DATA:
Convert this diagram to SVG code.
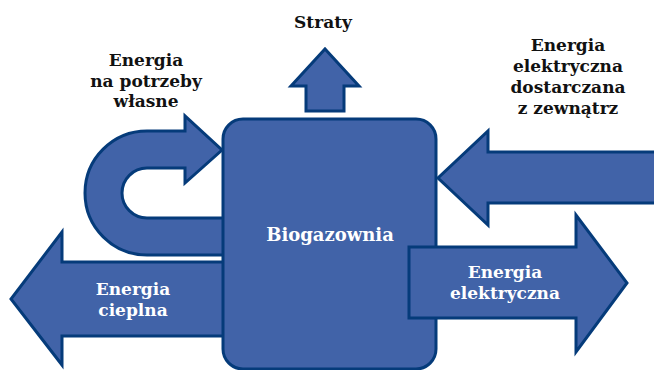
* * *
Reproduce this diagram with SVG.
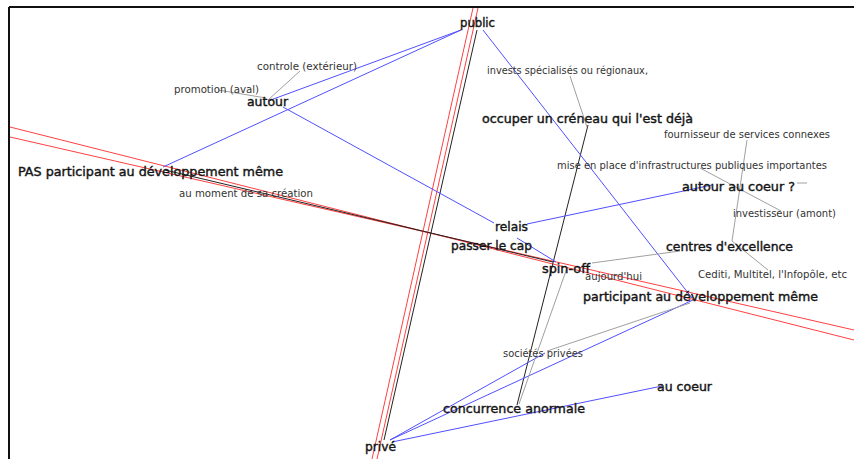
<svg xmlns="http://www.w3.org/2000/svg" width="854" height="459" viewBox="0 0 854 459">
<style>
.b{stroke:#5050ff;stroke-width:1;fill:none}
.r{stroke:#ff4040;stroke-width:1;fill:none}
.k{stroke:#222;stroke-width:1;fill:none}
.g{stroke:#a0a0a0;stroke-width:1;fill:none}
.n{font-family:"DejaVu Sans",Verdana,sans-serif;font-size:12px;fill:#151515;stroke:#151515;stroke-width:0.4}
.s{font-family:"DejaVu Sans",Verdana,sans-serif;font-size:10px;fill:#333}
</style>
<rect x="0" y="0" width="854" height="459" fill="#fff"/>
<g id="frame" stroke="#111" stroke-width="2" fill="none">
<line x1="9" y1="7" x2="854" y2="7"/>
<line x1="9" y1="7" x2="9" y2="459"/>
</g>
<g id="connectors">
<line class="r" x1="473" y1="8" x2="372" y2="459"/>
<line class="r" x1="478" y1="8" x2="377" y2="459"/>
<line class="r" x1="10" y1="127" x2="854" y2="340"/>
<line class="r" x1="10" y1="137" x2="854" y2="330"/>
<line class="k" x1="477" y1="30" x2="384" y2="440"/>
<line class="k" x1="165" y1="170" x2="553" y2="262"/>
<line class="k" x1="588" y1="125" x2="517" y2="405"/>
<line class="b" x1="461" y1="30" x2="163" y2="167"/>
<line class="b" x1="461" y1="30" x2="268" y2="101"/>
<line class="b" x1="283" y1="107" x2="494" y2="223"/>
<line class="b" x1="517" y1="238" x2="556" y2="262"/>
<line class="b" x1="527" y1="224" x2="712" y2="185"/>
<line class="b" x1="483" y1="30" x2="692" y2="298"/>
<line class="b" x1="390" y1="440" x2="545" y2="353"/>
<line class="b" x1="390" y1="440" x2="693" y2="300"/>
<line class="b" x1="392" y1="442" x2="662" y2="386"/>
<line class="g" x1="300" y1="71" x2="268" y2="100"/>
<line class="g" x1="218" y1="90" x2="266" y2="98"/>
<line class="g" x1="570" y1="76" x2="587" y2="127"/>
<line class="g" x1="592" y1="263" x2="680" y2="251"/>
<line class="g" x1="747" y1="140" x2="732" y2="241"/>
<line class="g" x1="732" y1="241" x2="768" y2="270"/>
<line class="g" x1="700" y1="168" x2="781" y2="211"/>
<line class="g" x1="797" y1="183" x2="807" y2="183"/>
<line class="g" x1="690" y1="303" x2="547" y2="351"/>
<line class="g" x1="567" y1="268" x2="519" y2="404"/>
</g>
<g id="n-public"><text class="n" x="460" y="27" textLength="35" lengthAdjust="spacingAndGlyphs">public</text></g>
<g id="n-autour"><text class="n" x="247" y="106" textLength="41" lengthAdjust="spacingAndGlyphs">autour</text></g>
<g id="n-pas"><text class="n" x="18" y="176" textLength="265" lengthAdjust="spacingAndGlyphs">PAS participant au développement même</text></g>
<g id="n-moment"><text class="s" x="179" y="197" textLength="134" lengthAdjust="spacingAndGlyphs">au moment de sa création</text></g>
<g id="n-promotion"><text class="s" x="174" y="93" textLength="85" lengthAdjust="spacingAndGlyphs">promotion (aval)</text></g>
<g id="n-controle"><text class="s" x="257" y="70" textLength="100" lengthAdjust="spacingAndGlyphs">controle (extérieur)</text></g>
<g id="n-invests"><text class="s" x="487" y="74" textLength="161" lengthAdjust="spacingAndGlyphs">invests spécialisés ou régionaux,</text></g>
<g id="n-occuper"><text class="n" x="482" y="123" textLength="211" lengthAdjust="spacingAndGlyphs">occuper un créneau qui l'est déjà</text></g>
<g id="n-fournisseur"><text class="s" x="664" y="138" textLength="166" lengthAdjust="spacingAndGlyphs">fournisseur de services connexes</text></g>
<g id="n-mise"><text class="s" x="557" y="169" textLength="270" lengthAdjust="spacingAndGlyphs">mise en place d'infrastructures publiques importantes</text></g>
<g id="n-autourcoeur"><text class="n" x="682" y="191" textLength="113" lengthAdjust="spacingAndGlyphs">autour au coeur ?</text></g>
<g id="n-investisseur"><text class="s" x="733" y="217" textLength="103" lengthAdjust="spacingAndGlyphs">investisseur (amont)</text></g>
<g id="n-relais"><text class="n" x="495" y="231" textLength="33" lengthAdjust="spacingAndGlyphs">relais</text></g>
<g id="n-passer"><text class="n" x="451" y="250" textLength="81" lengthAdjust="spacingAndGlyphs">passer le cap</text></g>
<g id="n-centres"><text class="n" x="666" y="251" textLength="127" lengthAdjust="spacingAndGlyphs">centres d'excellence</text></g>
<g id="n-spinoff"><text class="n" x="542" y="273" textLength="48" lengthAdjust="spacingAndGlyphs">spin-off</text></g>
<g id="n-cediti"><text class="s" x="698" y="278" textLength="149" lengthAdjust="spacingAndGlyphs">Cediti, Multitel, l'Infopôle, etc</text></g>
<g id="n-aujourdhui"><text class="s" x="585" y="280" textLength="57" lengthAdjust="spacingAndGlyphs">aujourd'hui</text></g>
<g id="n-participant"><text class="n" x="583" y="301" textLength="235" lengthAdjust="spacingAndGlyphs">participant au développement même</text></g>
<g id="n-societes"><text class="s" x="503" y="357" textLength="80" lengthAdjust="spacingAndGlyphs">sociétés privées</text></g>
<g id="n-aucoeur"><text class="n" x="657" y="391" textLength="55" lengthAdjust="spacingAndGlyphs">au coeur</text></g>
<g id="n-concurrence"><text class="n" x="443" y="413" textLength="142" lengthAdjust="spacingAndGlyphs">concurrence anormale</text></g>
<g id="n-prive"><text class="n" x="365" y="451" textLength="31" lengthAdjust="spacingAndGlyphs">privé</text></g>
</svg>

EXERCISE AIM: Extract every line containing the string "diagram" from the data above.

SOLVED PROBLEM:
Convert this diagram to SVG code.
Reproduce this diagram with SVG.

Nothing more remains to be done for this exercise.